The wide range of languages represented in Hiller’s film equally relates to the wide geographical scope of artists at documenta, which continues its tradition of presenting works that the European viewer may not otherwise see, while the Brothers Grimm also feature in The Parthenon of Books by Marta Minujín, Originally produced in 1983 for the artist’s native Buenos Aires, it is now located in the Friederichsplatz, on the site where books were burned by the Nazis. Thus, the physical location of Kassel is brought into focus, with the first part of documenta taking place in Athens while connections between the two cities are underlined by the majority of works in the Fridericianum on loan from the National Museum of Contemporary Arts, Athens (EMST), which interestingly includes the video I, Soldier (2005) by the Turkish artist Köken Ergun.
Filmed in a huge sports stadium on the National Day for Youth and Sports, the beautifully-shot, two-channel projection contrasts the highly-disciplined professional soldier, articulated through controlled camerawork, with the viewpoint of the casual observer, as seen through a hand-held camera. A powerful observation of a contemporary ritual to mark a historic event, the short video includes a poignant poem on the role of the soldier. Whether the crowd is cheering patriotic lines in the poem, or something going on elsewhere in the stadium, remains unclear.
Documenta 14 thus provides a frame, or perspective, through which to view and think about contemporary art and the contemporary world, while it also reflects on the past, especially the history of documenta itself. Hans Haacke’s photographs in the Fridericianum are particularly interesting in light of the subsequent works by which he has become known. While a student at the Kunsthochschule Kassel, Haacke worked as an exhibition guard and art handler at documenta 2, in 1959, where he observed and documented visitors in the exhibition spaces. Predating the better-known, large-scale, colour, Museum Photographs by Thomas Struth, and only printed this year, Haacke’s Fotonotizen documenta 2 (documenta 2 photographic notes, 1959) make visible the ways in which the selection of works has changed over the years with the second documenta seemingly dominated by European and, especially, US abstraction while equally indicating the works that then interested Haacke.
The photographs are more document than art while effectively demonstrating the subtle line between the two.

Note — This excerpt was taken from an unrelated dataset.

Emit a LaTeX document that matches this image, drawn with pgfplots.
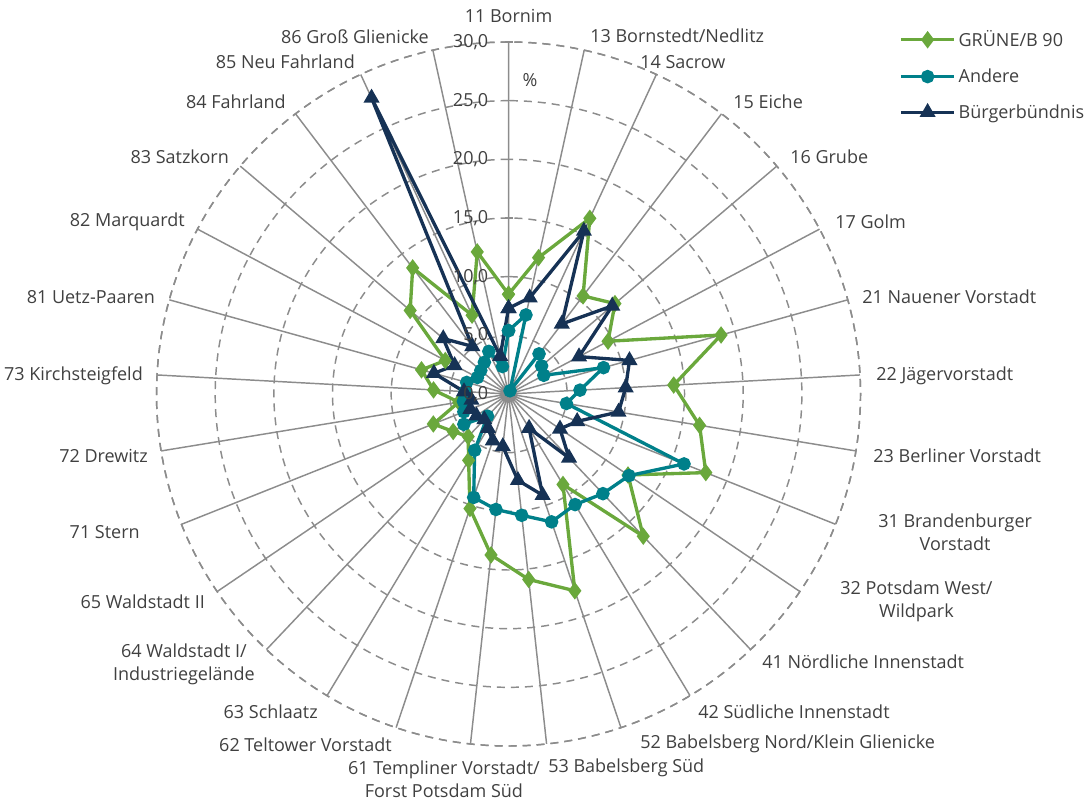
\documentclass[border=0pt]{standalone}
\usepackage{fontspec}
\setmainfont{Open Sans}
\usepackage{pgfplots}
\usepgfplotslibrary{polar}
\pgfplotsset{compat=1.18}
\usepackage{pgfplotstable}

\definecolor{gruen}{RGB}{106,168,60}
\definecolor{tealc}{RGB}{0,128,138}
\definecolor{navy}{RGB}{22,50,85}
\definecolor{gridgray}{RGB}{140,140,140}
\definecolor{txt}{RGB}{64,64,64}

% angle (clockwise from top, degrees) and vote share in %
\pgfplotstableread{
angle   gruene andere buerger
450     8.5    5.4    7.3
437.586 11.9   6.9    8.4
425.172 16.5   0.3    15.3
412.759 10.5   4.3    7.5
400.345 11.9   3.7    11.6
387.931 9.6    3.4    6.8
375.517 18.8   8.4    10.7
363.103 14.1   6.1    10.0
350.690 16.5   5.0    9.5
338.276 18.1   16.1   6.3
325.862 12.3   12.4   5.3
313.448 16.7   11.7   7.5
301.034 9.0    11.0   3.4
288.621 17.7   11.5   9.1
276.207 15.9   10.4   7.4
263.793 13.8   9.9    4.5
251.379 10.3   9.3    4.2
238.966 6.6    5.6    3.4
226.552 5.0    2.6    3.0
214.138 5.7    4.6    3.3
201.724 6.9    4.1    3.5
189.310 4.3    3.9    3.2
176.897 6.4    3.7    3.8
164.483 7.7    3.7    6.6
152.069 6.1    3.0    5.2
139.655 11.0   3.1    7.3
127.241 13.5   3.4    5.1
114.828 7.4    4.0    27.8
102.414 12.4   2.4    3.3
90      8.5    5.4    7.3
}\radar

\tikzset{lab/.style={text=txt, font=\fontsize{13.5}{17}\selectfont,
    align=center, inner sep=0pt}}

\begin{document}
\begin{tikzpicture}
\begin{polaraxis}[
    width=528pt, height=528pt, scale only axis,
    xmin=90, xmax=450, ymin=0, ymax=30,
    xtick={90,102.414,114.828,127.241,139.655,152.069,164.483,176.897,
           189.310,201.724,214.138,226.552,238.966,251.379,263.793,276.207,
           288.621,301.034,313.448,325.862,338.276,350.690,363.103,375.517,
           387.931,400.345,412.759,425.172,437.586},
    xticklabels={},
    ytick={0,5,...,30},
    yticklabels={},
    xmajorgrids, ymajorgrids,
    x grid style={gridgray, line width=1.1pt},
    y grid style={gridgray, line width=1.1pt, dash pattern=on 6pt off 4.5pt},
    axis line style={gridgray, line width=1.1pt, dash pattern=on 6pt off 4.5pt},
    xtick style={draw=none},
    ytick style={gridgray, line width=1.1pt},
    major tick length=6pt,
    ytick align=center,
    legend style={at={(1.049,1.024)}, anchor=north west, draw=none,
        fill=none, text=txt, row sep=11pt,
        font=\fontsize{13.5}{16}\selectfont},
    legend cell align=left,
    legend image code/.code={
        \draw[mark repeat=2, mark phase=2, #1]
            plot coordinates {(0pt,0pt) (20pt,0pt) (40pt,0pt)};},
]
\addplot[gruen, line width=2.5pt, mark=diamond*, mark size=4.5pt,
    mark options={solid}] table[x=angle, y=gruene]{\radar};
\addlegendentry{GRÜNE/B 90}
\addplot[tealc, line width=2.5pt, mark=*, mark size=3.8pt,
    mark options={solid}] table[x=angle, y=andere]{\radar};
\addlegendentry{Andere}
\addplot[navy, line width=2.5pt, mark=triangle*, mark size=4.5pt,
    mark options={solid}] table[x=angle, y=buerger]{\radar};
\addlegendentry{Bürgerbündnis}
\node[lab] at (axis cs:86.1,26.8) {\%};
\coordinate (O) at (axis cs:90,0);
\end{polaraxis}
% radial tick labels along the top spoke
\node[lab, anchor=east] at ([shift={(-15pt,0pt)}]O) {0,0};
\node[lab, anchor=east] at ([shift={(-15pt,44pt)}]O) {5,0};
\node[lab, anchor=east] at ([shift={(-15pt,88pt)}]O) {10,0};
\node[lab, anchor=east] at ([shift={(-15pt,132pt)}]O) {15,0};
\node[lab, anchor=east] at ([shift={(-15pt,176pt)}]O) {20,0};
\node[lab, anchor=east] at ([shift={(-15pt,220pt)}]O) {25,0};
\node[lab, anchor=east] at ([shift={(-15pt,264pt)}]O) {30,0};
% category labels around the circle
\node[lab] at ([shift={(0pt,283.5pt)}]O) {11 Bornim};
\node[lab, anchor=west] at ([shift={(61.1pt,268.5pt)}]O) {13 Bornstedt/Nedlitz};
\node[lab, anchor=west] at ([shift={(98.6pt,249pt)}]O) {14 Sacrow};
\node[lab, anchor=west] at ([shift={(168.4pt,219pt)}]O) {15 Eiche};
\node[lab, anchor=west] at ([shift={(211.1pt,177.75pt)}]O) {16 Grube};
\node[lab, anchor=west] at ([shift={(244.9pt,129pt)}]O) {17 Golm};
\node[lab, anchor=west] at ([shift={(265.1pt,72.75pt)}]O) {21 Nauener Vorstadt};
\node[lab, anchor=west] at ([shift={(275.6pt,13.5pt)}]O) {22 Jägervorstadt};
\node[lab, anchor=west] at ([shift={(273.4pt,-46.5pt)}]O) {23 Berliner Vorstadt};
\node[lab, anchor=west] at ([shift={(277.1pt,-103.5pt)}]O) {31 Brandenburger\\Vorstadt};
\node[lab, anchor=west] at ([shift={(248.6pt,-155.25pt)}]O) {32 Potsdam West/\\Wildpark};
\node[lab, anchor=west] at ([shift={(190.1pt,-201pt)}]O) {41 Nördliche Innenstadt};
\node[lab, anchor=west] at ([shift={(142.1pt,-238.5pt)}]O) {42 Südliche Innenstadt};
\node[lab, anchor=west] at ([shift={(98.6pt,-262.5pt)}]O) {52 Babelsberg Nord/Klein Glienicke};
\node[lab, anchor=west] at ([shift={(29.6pt,-280.5pt)}]O) {53 Babelsberg Süd};
\node[lab, anchor=east] at ([shift={(23.6pt,-288.75pt)}]O) {61 Templiner Vorstadt/\\Forst Potsdam Süd};
\node[lab, anchor=east] at ([shift={(-87.4pt,-263.25pt)}]O) {62 Teltower Vorstadt};
\node[lab, anchor=east] at ([shift={(-142.9pt,-238.5pt)}]O) {63 Schlaatz};
\node[lab, anchor=east] at ([shift={(-190.1pt,-202.5pt)}]O) {64 Waldstadt I/\\Industriegelände};
\node[lab, anchor=east] at ([shift={(-227.6pt,-156pt)}]O) {65 Waldstadt II};
\node[lab, anchor=east] at ([shift={(-276.4pt,-103.5pt)}]O) {71 Stern};
\node[lab, anchor=east] at ([shift={(-270.4pt,-46.5pt)}]O) {72 Drewitz};
\node[lab, anchor=east] at ([shift={(-274.1pt,13.5pt)}]O) {73 Kirchsteigfeld};
\node[lab, anchor=east] at ([shift={(-265.1pt,72.75pt)}]O) {81 Uetz-Paaren};
\node[lab, anchor=east] at ([shift={(-242.6pt,129pt)}]O) {82 Marquardt};
\node[lab, anchor=east] at ([shift={(-209.6pt,177.75pt)}]O) {83 Satzkorn};
\node[lab, anchor=east] at ([shift={(-166.9pt,219pt)}]O) {84 Fahrland};
\node[lab, anchor=east] at ([shift={(-115.1pt,249pt)}]O) {85 Neu Fahrland};
\node[lab, anchor=east] at ([shift={(-59.6pt,267.75pt)}]O) {86 Groß Glienicke};
\pgfresetboundingbox
\path[use as bounding box] (O) ++(-381.4pt,-304.5pt) rectangle ++(817.5pt,600pt);
\end{tikzpicture}
\end{document}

Homage is also paid to Arnold Bode, the founder of documenta and instrumental in its first four editions (1955–64), with a selection of his abstract paintings and of his works on paper of ancient Greek monuments on display at the Neue Galerie making connections between the individual interests of Bode, the art scene in post-war Germany and the pre-eminence of Greek classicism in western art, neatly reinforcing this year’s connections with Athens.
There are far too many wonderful works on display to discuss them all here and, although the danger of sensory overload can only be alleviated, documenta 14 provides plenty to sustain the viewer for the next five years.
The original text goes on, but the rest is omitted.